= Institute 22 =

Secret organization in the Soviet Union

The Institute 22 organization was created in 1978, by the Academy of Sciences and the Ministry of Defense in the Soviet Union. Its mission was to investigate UFOs in the Soviet Union. Institute 22 was a secret organization for 13 years (until the fall of the Soviet Union), and can be compared to the American Project Blue Book.

During its existence a great number of soldiers, sailors and pilots of the Soviet Army were given orders to watch for UFOs and other unexplained events, without any further information. The orders could be handed out quite easily since the Ministry of Defense was involved - thus no questions could be asked.

Institute 22 have investigated around 3000 UFO reports. About 5-10% of all cases remained unexplained when the organization dissolved.
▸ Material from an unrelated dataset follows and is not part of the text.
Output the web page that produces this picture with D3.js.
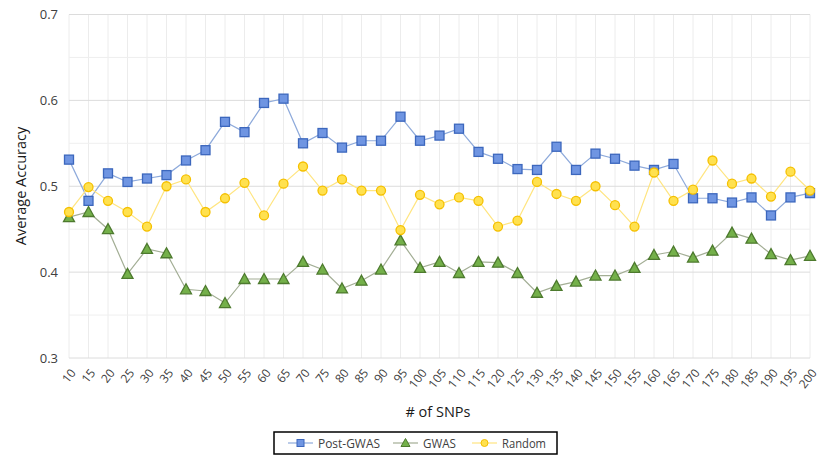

There is a conspiracy theory that Institute 22 was involved in a cover-up of a near-nuclear launch. In 1982, one of the Soviet Nuclear Bases was brought online, and for no apparent reason a nuclear missile was ready to launch. After 30 seconds of panic and chaos, the launch was aborted as mysteriously as it had appeared. Later, witnesses said that there had been some UFO activity near the area of the base – thus the reason for Institute 22's involvement and cover-up. The UFOs were explained as flares, which the Army was testing from a higher altitude. The nuclear crisis was explained as a simple test.